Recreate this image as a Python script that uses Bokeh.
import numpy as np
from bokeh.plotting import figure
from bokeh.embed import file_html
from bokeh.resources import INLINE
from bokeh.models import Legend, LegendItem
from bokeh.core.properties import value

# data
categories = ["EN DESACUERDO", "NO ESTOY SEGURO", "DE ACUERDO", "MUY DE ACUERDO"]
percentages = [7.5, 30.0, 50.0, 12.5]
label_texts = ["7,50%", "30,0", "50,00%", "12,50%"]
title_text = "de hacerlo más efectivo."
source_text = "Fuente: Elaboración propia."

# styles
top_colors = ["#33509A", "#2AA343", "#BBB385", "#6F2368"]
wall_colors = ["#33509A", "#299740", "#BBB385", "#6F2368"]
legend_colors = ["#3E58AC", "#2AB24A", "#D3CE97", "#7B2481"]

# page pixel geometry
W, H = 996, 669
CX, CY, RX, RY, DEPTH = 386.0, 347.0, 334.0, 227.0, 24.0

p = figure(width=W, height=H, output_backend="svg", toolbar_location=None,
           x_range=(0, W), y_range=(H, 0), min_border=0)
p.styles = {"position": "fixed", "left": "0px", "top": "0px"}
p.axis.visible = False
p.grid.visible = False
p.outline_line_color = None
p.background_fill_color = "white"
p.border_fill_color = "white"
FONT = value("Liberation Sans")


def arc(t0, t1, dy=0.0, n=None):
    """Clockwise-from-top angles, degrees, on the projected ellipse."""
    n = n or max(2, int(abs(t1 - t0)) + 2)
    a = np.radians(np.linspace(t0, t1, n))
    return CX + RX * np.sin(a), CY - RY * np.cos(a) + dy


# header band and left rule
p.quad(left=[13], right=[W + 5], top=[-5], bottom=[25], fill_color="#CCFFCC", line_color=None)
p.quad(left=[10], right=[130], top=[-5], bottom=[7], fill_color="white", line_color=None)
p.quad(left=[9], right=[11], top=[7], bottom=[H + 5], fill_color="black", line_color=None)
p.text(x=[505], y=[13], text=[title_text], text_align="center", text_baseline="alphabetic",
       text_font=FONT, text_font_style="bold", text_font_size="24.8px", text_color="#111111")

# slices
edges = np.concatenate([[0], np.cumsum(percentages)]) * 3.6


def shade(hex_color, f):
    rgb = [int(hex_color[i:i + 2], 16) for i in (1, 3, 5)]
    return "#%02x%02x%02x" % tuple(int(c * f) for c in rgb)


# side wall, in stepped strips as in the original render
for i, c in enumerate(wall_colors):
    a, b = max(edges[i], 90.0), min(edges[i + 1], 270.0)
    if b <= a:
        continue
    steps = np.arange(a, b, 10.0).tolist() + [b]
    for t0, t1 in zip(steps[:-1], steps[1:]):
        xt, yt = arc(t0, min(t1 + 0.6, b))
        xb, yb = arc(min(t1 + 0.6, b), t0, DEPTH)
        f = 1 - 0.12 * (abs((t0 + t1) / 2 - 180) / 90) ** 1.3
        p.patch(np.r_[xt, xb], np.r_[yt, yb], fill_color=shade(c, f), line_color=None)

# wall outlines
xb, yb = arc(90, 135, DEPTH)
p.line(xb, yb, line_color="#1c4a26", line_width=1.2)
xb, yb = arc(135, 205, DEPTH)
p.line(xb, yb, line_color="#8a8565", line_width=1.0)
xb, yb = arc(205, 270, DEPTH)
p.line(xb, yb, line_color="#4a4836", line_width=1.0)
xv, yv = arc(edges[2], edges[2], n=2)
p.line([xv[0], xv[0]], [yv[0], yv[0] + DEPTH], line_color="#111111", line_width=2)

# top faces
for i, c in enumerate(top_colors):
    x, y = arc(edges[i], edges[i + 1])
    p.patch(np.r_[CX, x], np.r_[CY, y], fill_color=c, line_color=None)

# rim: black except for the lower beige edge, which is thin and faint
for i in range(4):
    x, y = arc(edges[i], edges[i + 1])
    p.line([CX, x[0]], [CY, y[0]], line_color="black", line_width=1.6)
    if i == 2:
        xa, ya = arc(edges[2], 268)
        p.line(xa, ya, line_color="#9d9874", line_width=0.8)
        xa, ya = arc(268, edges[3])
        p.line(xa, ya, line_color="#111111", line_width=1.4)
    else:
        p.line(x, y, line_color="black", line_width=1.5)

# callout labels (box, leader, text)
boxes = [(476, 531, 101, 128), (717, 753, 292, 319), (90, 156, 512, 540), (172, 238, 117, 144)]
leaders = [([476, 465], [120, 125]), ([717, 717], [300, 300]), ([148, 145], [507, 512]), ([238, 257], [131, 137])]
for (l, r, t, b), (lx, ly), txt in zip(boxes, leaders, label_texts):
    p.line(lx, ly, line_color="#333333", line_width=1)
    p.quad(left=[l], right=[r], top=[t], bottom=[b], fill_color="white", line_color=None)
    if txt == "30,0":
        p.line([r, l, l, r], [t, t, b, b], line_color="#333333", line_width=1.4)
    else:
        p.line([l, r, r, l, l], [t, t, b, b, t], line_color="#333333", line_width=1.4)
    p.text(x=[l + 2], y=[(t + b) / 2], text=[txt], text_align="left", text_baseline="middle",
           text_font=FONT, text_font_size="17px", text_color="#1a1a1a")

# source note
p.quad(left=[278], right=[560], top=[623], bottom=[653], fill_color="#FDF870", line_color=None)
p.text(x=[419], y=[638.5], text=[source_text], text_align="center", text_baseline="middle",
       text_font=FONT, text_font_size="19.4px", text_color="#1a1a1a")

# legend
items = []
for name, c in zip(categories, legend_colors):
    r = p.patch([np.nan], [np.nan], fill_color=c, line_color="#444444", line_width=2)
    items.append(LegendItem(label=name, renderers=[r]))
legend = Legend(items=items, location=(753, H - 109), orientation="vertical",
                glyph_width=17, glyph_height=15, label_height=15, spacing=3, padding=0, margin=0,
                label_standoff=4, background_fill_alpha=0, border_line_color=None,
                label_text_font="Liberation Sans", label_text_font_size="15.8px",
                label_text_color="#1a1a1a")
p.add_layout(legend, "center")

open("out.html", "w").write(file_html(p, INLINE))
+++++
-- To do --
Using the data above, output each line exactly.

-- Response to the task --
Recreate this image as a Python script that uses Bokeh.
import numpy as np
from bokeh.plotting import figure
from bokeh.embed import file_html
from bokeh.resources import INLINE
from bokeh.models import Legend, LegendItem
from bokeh.core.properties import value

# data
categories = ["EN DESACUERDO", "NO ESTOY SEGURO", "DE ACUERDO", "MUY DE ACUERDO"]
percentages = [7.5, 30.0, 50.0, 12.5]
label_texts = ["7,50%", "30,0", "50,00%", "12,50%"]
title_text = "de hacerlo más efectivo."
source_text = "Fuente: Elaboración propia."

# styles
top_colors = ["#33509A", "#2AA343", "#BBB385", "#6F2368"]
wall_colors = ["#33509A", "#299740", "#BBB385", "#6F2368"]
legend_colors = ["#3E58AC", "#2AB24A", "#D3CE97", "#7B2481"]

# page pixel geometry
W, H = 996, 669
CX, CY, RX, RY, DEPTH = 386.0, 347.0, 334.0, 227.0, 24.0

p = figure(width=W, height=H, output_backend="svg", toolbar_location=None,
           x_range=(0, W), y_range=(H, 0), min_border=0)
p.styles = {"position": "fixed", "left": "0px", "top": "0px"}
p.axis.visible = False
p.grid.visible = False
p.outline_line_color = None
p.background_fill_color = "white"
p.border_fill_color = "white"
FONT = value("Liberation Sans")


def arc(t0, t1, dy=0.0, n=None):
    """Clockwise-from-top angles, degrees, on the projected ellipse."""
    n = n or max(2, int(abs(t1 - t0)) + 2)
    a = np.radians(np.linspace(t0, t1, n))
    return CX + RX * np.sin(a), CY - RY * np.cos(a) + dy


# header band and left rule
p.quad(left=[13], right=[W + 5], top=[-5], bottom=[25], fill_color="#CCFFCC", line_color=None)
p.quad(left=[10], right=[130], top=[-5], bottom=[7], fill_color="white", line_color=None)
p.quad(left=[9], right=[11], top=[7], bottom=[H + 5], fill_color="black", line_color=None)
p.text(x=[505], y=[13], text=[title_text], text_align="center", text_baseline="alphabetic",
       text_font=FONT, text_font_style="bold", text_font_size="24.8px", text_color="#111111")

# slices
edges = np.concatenate([[0], np.cumsum(percentages)]) * 3.6


def shade(hex_color, f):
    rgb = [int(hex_color[i:i + 2], 16) for i in (1, 3, 5)]
    return "#%02x%02x%02x" % tuple(int(c * f) for c in rgb)


# side wall, in stepped strips as in the original render
for i, c in enumerate(wall_colors):
    a, b = max(edges[i], 90.0), min(edges[i + 1], 270.0)
    if b <= a:
        continue
    steps = np.arange(a, b, 10.0).tolist() + [b]
    for t0, t1 in zip(steps[:-1], steps[1:]):
        xt, yt = arc(t0, min(t1 + 0.6, b))
        xb, yb = arc(min(t1 + 0.6, b), t0, DEPTH)
        f = 1 - 0.12 * (abs((t0 + t1) / 2 - 180) / 90) ** 1.3
        p.patch(np.r_[xt, xb], np.r_[yt, yb], fill_color=shade(c, f), line_color=None)

# wall outlines
xb, yb = arc(90, 135, DEPTH)
p.line(xb, yb, line_color="#1c4a26", line_width=1.2)
xb, yb = arc(135, 205, DEPTH)
p.line(xb, yb, line_color="#8a8565", line_width=1.0)
xb, yb = arc(205, 270, DEPTH)
p.line(xb, yb, line_color="#4a4836", line_width=1.0)
xv, yv = arc(edges[2], edges[2], n=2)
p.line([xv[0], xv[0]], [yv[0], yv[0] + DEPTH], line_color="#111111", line_width=2)

# top faces
for i, c in enumerate(top_colors):
    x, y = arc(edges[i], edges[i + 1])
    p.patch(np.r_[CX, x], np.r_[CY, y], fill_color=c, line_color=None)

# rim: black except for the lower beige edge, which is thin and faint
for i in range(4):
    x, y = arc(edges[i], edges[i + 1])
    p.line([CX, x[0]], [CY, y[0]], line_color="black", line_width=1.6)
    if i == 2:
        xa, ya = arc(edges[2], 268)
        p.line(xa, ya, line_color="#9d9874", line_width=0.8)
        xa, ya = arc(268, edges[3])
        p.line(xa, ya, line_color="#111111", line_width=1.4)
    else:
        p.line(x, y, line_color="black", line_width=1.5)

# callout labels (box, leader, text)
boxes = [(476, 531, 101, 128), (717, 753, 292, 319), (90, 156, 512, 540), (172, 238, 117, 144)]
leaders = [([476, 465], [120, 125]), ([717, 717], [300, 300]), ([148, 145], [507, 512]), ([238, 257], [131, 137])]
for (l, r, t, b), (lx, ly), txt in zip(boxes, leaders, label_texts):
    p.line(lx, ly, line_color="#333333", line_width=1)
    p.quad(left=[l], right=[r], top=[t], bottom=[b], fill_color="white", line_color=None)
    if txt == "30,0":
        p.line([r, l, l, r], [t, t, b, b], line_color="#333333", line_width=1.4)
    else:
        p.line([l, r, r, l, l], [t, t, b, b, t], line_color="#333333", line_width=1.4)
    p.text(x=[l + 2], y=[(t + b) / 2], text=[txt], text_align="left", text_baseline="middle",
           text_font=FONT, text_font_size="17px", text_color="#1a1a1a")

# source note
p.quad(left=[278], right=[560], top=[623], bottom=[653], fill_color="#FDF870", line_color=None)
p.text(x=[419], y=[638.5], text=[source_text], text_align="center", text_baseline="middle",
       text_font=FONT, text_font_size="19.4px", text_color="#1a1a1a")

# legend
items = []
for name, c in zip(categories, legend_colors):
    r = p.patch([np.nan], [np.nan], fill_color=c, line_color="#444444", line_width=2)
    items.append(LegendItem(label=name, renderers=[r]))
legend = Legend(items=items, location=(753, H - 109), orientation="vertical",
                glyph_width=17, glyph_height=15, label_height=15, spacing=3, padding=0, margin=0,
                label_standoff=4, background_fill_alpha=0, border_line_color=None,
                label_text_font="Liberation Sans", label_text_font_size="15.8px",
                label_text_color="#1a1a1a")
p.add_layout(legend, "center")

open("out.html", "w").write(file_html(p, INLINE))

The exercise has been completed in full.